-- WRITTEN TASK --
Nothing outside the range is to be copied. From the entries below, reproduce exactly the lines starting at the one with "Write the Plotly code for this chart." and ending at the one with "x_idx = list(range(len(categories)))", without pictures.

-- MATERIAL FOR THIS EXERCISE --
★ ★ ★ ★ ★ ★ ★
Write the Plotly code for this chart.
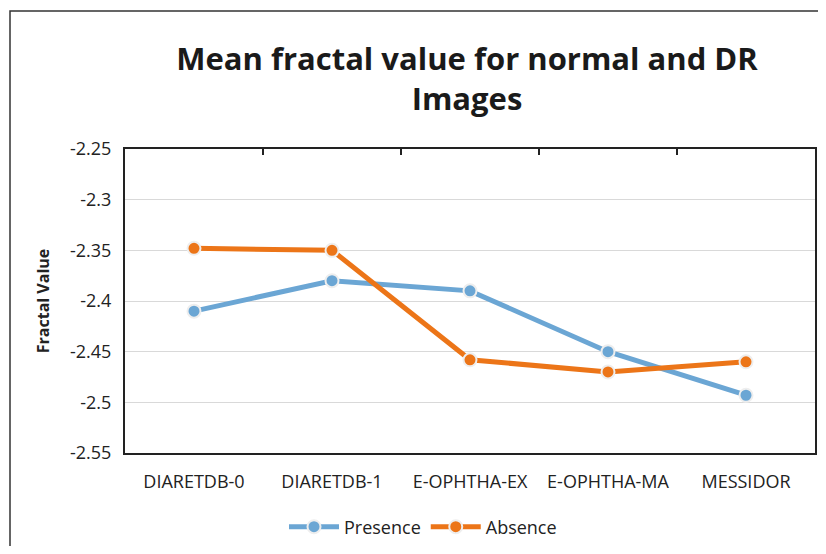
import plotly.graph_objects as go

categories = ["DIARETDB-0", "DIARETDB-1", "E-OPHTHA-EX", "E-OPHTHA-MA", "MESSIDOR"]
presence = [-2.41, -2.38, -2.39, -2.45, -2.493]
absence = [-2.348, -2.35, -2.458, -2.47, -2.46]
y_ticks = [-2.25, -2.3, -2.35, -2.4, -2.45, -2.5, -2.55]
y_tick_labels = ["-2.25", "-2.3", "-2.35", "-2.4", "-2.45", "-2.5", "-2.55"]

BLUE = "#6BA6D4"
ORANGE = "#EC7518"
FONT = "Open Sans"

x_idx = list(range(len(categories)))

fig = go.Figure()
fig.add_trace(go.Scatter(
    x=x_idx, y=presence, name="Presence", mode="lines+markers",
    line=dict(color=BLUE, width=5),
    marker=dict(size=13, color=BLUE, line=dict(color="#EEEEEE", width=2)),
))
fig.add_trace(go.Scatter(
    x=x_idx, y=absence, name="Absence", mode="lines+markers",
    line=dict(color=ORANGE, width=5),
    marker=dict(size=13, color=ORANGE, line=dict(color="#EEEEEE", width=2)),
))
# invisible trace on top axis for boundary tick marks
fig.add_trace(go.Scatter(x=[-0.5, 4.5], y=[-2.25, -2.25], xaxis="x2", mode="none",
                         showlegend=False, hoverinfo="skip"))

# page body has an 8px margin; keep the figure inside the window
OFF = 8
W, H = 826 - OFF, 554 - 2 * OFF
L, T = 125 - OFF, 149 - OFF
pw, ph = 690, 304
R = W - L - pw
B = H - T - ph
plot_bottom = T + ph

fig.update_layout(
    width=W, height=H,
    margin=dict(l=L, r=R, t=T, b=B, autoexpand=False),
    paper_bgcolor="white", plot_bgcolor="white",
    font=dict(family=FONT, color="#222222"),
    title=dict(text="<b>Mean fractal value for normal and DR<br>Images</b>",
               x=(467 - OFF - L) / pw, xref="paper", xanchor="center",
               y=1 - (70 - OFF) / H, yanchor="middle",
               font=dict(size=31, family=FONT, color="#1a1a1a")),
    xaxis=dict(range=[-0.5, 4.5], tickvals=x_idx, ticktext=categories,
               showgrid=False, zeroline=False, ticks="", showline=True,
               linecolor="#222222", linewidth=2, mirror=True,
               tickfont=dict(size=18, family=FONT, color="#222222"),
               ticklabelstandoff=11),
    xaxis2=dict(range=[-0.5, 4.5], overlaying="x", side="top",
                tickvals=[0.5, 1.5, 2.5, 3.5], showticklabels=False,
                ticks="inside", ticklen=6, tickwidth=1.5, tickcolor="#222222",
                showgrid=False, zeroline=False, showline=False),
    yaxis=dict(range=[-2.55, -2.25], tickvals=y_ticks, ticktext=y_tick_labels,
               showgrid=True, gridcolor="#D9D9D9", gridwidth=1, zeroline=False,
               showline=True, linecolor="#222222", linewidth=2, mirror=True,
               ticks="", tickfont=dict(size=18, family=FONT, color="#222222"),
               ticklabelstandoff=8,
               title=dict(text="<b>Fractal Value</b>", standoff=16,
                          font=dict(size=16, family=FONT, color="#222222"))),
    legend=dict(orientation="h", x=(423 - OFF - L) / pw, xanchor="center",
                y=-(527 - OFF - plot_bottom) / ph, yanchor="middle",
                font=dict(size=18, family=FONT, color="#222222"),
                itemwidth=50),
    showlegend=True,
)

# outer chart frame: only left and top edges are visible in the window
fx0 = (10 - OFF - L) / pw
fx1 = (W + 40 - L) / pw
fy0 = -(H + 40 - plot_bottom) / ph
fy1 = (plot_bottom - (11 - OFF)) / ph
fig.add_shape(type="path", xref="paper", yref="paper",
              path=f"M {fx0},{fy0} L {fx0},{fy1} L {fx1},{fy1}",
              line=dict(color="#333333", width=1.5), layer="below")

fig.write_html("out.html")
★ ★ ★ ★ ★ ★ ★
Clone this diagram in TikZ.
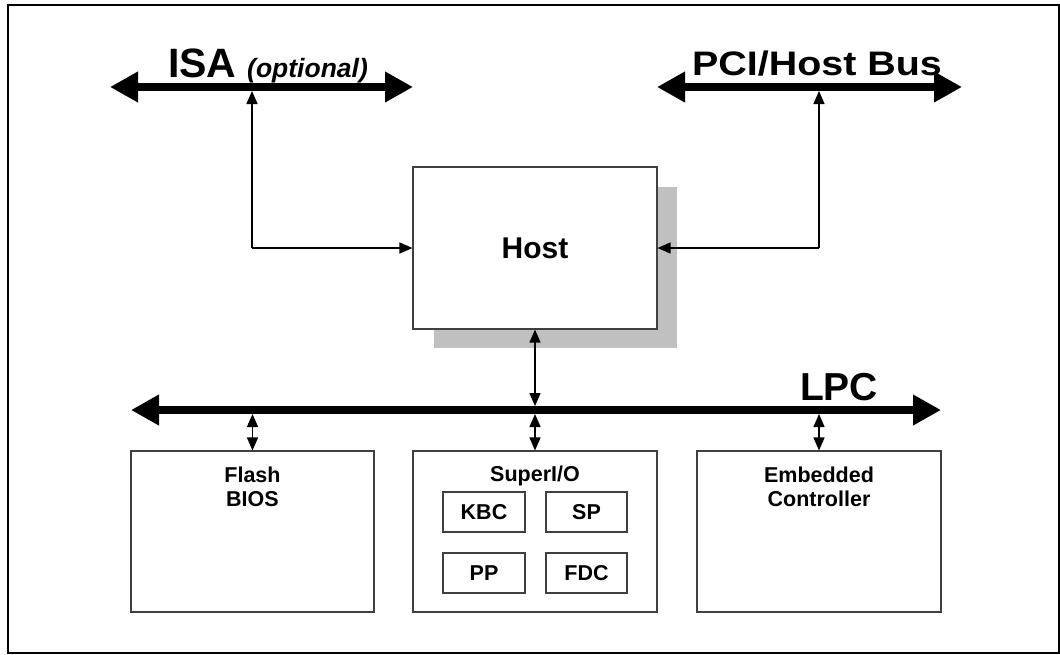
★ ★ ★ ★ ★ ★ ★
-- SOLUTION BELOW --
Write the Plotly code for this chart.
import plotly.graph_objects as go

categories = ["DIARETDB-0", "DIARETDB-1", "E-OPHTHA-EX", "E-OPHTHA-MA", "MESSIDOR"]
presence = [-2.41, -2.38, -2.39, -2.45, -2.493]
absence = [-2.348, -2.35, -2.458, -2.47, -2.46]
y_ticks = [-2.25, -2.3, -2.35, -2.4, -2.45, -2.5, -2.55]
y_tick_labels = ["-2.25", "-2.3", "-2.35", "-2.4", "-2.45", "-2.5", "-2.55"]

BLUE = "#6BA6D4"
ORANGE = "#EC7518"
FONT = "Open Sans"

x_idx = list(range(len(categories)))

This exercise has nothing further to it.